**RECORDED INFORMATION**
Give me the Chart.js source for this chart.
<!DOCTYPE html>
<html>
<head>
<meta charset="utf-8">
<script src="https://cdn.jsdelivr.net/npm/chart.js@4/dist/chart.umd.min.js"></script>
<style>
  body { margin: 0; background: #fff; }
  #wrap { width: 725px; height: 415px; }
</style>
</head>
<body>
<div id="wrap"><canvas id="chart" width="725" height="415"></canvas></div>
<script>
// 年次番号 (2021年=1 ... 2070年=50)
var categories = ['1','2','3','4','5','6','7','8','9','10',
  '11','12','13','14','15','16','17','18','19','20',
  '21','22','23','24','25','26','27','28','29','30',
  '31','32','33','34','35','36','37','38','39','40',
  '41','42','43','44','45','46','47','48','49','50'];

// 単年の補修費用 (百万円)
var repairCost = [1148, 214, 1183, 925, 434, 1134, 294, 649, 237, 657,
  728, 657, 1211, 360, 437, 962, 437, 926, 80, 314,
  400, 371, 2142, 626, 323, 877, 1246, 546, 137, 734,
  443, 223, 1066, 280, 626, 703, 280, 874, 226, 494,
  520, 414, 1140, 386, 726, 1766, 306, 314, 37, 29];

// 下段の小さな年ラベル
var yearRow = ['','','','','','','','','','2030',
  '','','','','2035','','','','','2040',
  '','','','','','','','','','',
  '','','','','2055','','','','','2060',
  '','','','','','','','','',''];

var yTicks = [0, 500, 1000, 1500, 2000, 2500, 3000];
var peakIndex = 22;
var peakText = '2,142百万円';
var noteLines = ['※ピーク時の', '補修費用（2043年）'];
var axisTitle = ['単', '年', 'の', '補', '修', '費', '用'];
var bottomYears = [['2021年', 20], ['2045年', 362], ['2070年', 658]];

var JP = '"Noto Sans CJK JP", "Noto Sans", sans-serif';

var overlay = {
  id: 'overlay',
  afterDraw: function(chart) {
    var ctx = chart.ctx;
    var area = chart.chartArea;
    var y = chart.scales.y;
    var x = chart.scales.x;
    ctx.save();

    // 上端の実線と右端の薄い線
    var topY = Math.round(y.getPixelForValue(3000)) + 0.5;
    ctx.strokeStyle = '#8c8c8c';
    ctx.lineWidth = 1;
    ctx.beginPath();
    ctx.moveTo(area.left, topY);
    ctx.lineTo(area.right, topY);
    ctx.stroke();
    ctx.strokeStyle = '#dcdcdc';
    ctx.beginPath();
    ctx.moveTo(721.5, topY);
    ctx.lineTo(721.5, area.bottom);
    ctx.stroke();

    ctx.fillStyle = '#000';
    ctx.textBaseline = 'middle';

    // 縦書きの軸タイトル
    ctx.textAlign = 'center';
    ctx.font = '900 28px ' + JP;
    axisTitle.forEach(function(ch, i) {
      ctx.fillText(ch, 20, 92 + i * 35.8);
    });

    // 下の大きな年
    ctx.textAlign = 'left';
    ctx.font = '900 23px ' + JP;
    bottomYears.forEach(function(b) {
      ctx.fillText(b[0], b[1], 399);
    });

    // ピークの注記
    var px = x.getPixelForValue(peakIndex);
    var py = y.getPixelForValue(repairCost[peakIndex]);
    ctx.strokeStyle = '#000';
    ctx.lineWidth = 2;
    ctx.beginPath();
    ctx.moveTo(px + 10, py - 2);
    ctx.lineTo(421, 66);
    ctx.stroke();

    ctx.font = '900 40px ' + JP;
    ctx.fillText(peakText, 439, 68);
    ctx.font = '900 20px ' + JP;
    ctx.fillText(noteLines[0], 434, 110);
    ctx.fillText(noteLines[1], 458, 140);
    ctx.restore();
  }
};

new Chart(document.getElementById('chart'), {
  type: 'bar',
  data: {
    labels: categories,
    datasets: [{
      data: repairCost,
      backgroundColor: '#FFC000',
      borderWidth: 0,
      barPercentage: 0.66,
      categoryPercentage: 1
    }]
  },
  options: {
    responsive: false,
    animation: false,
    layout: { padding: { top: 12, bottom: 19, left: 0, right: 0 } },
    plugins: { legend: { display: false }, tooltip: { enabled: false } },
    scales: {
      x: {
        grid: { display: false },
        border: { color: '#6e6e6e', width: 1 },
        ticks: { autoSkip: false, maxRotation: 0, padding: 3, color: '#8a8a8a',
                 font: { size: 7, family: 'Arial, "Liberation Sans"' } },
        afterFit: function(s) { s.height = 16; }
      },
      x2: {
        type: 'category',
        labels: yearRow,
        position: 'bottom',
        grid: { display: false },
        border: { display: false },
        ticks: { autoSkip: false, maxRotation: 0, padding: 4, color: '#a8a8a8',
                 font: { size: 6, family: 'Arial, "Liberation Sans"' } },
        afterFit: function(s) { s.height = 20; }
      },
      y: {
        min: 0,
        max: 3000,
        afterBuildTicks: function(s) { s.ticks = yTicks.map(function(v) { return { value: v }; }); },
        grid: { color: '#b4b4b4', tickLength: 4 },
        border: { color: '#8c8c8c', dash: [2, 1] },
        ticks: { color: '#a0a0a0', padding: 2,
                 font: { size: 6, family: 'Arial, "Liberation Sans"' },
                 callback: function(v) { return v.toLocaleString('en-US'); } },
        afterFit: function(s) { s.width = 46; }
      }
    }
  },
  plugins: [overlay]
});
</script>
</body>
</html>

**STATED EXERCISE**
Your task is to print the whole listing again exactly.

**FULL OUTPUT**
Give me the Chart.js source for this chart.
<!DOCTYPE html>
<html>
<head>
<meta charset="utf-8">
<script src="https://cdn.jsdelivr.net/npm/chart.js@4/dist/chart.umd.min.js"></script>
<style>
  body { margin: 0; background: #fff; }
  #wrap { width: 725px; height: 415px; }
</style>
</head>
<body>
<div id="wrap"><canvas id="chart" width="725" height="415"></canvas></div>
<script>
// 年次番号 (2021年=1 ... 2070年=50)
var categories = ['1','2','3','4','5','6','7','8','9','10',
  '11','12','13','14','15','16','17','18','19','20',
  '21','22','23','24','25','26','27','28','29','30',
  '31','32','33','34','35','36','37','38','39','40',
  '41','42','43','44','45','46','47','48','49','50'];

// 単年の補修費用 (百万円)
var repairCost = [1148, 214, 1183, 925, 434, 1134, 294, 649, 237, 657,
  728, 657, 1211, 360, 437, 962, 437, 926, 80, 314,
  400, 371, 2142, 626, 323, 877, 1246, 546, 137, 734,
  443, 223, 1066, 280, 626, 703, 280, 874, 226, 494,
  520, 414, 1140, 386, 726, 1766, 306, 314, 37, 29];

// 下段の小さな年ラベル
var yearRow = ['','','','','','','','','','2030',
  '','','','','2035','','','','','2040',
  '','','','','','','','','','',
  '','','','','2055','','','','','2060',
  '','','','','','','','','',''];

var yTicks = [0, 500, 1000, 1500, 2000, 2500, 3000];
var peakIndex = 22;
var peakText = '2,142百万円';
var noteLines = ['※ピーク時の', '補修費用（2043年）'];
var axisTitle = ['単', '年', 'の', '補', '修', '費', '用'];
var bottomYears = [['2021年', 20], ['2045年', 362], ['2070年', 658]];

var JP = '"Noto Sans CJK JP", "Noto Sans", sans-serif';

var overlay = {
  id: 'overlay',
  afterDraw: function(chart) {
    var ctx = chart.ctx;
    var area = chart.chartArea;
    var y = chart.scales.y;
    var x = chart.scales.x;
    ctx.save();

    // 上端の実線と右端の薄い線
    var topY = Math.round(y.getPixelForValue(3000)) + 0.5;
    ctx.strokeStyle = '#8c8c8c';
    ctx.lineWidth = 1;
    ctx.beginPath();
    ctx.moveTo(area.left, topY);
    ctx.lineTo(area.right, topY);
    ctx.stroke();
    ctx.strokeStyle = '#dcdcdc';
    ctx.beginPath();
    ctx.moveTo(721.5, topY);
    ctx.lineTo(721.5, area.bottom);
    ctx.stroke();

    ctx.fillStyle = '#000';
    ctx.textBaseline = 'middle';

    // 縦書きの軸タイトル
    ctx.textAlign = 'center';
    ctx.font = '900 28px ' + JP;
    axisTitle.forEach(function(ch, i) {
      ctx.fillText(ch, 20, 92 + i * 35.8);
    });

    // 下の大きな年
    ctx.textAlign = 'left';
    ctx.font = '900 23px ' + JP;
    bottomYears.forEach(function(b) {
      ctx.fillText(b[0], b[1], 399);
    });

    // ピークの注記
    var px = x.getPixelForValue(peakIndex);
    var py = y.getPixelForValue(repairCost[peakIndex]);
    ctx.strokeStyle = '#000';
    ctx.lineWidth = 2;
    ctx.beginPath();
    ctx.moveTo(px + 10, py - 2);
    ctx.lineTo(421, 66);
    ctx.stroke();

    ctx.font = '900 40px ' + JP;
    ctx.fillText(peakText, 439, 68);
    ctx.font = '900 20px ' + JP;
    ctx.fillText(noteLines[0], 434, 110);
    ctx.fillText(noteLines[1], 458, 140);
    ctx.restore();
  }
};

new Chart(document.getElementById('chart'), {
  type: 'bar',
  data: {
    labels: categories,
    datasets: [{
      data: repairCost,
      backgroundColor: '#FFC000',
      borderWidth: 0,
      barPercentage: 0.66,
      categoryPercentage: 1
    }]
  },
  options: {
    responsive: false,
    animation: false,
    layout: { padding: { top: 12, bottom: 19, left: 0, right: 0 } },
    plugins: { legend: { display: false }, tooltip: { enabled: false } },
    scales: {
      x: {
        grid: { display: false },
        border: { color: '#6e6e6e', width: 1 },
        ticks: { autoSkip: false, maxRotation: 0, padding: 3, color: '#8a8a8a',
                 font: { size: 7, family: 'Arial, "Liberation Sans"' } },
        afterFit: function(s) { s.height = 16; }
      },
      x2: {
        type: 'category',
        labels: yearRow,
        position: 'bottom',
        grid: { display: false },
        border: { display: false },
        ticks: { autoSkip: false, maxRotation: 0, padding: 4, color: '#a8a8a8',
                 font: { size: 6, family: 'Arial, "Liberation Sans"' } },
        afterFit: function(s) { s.height = 20; }
      },
      y: {
        min: 0,
        max: 3000,
        afterBuildTicks: function(s) { s.ticks = yTicks.map(function(v) { return { value: v }; }); },
        grid: { color: '#b4b4b4', tickLength: 4 },
        border: { color: '#8c8c8c', dash: [2, 1] },
        ticks: { color: '#a0a0a0', padding: 2,
                 font: { size: 6, family: 'Arial, "Liberation Sans"' },
                 callback: function(v) { return v.toLocaleString('en-US'); } },
        afterFit: function(s) { s.width = 46; }
      }
    }
  },
  plugins: [overlay]
});
</script>
</body>
</html>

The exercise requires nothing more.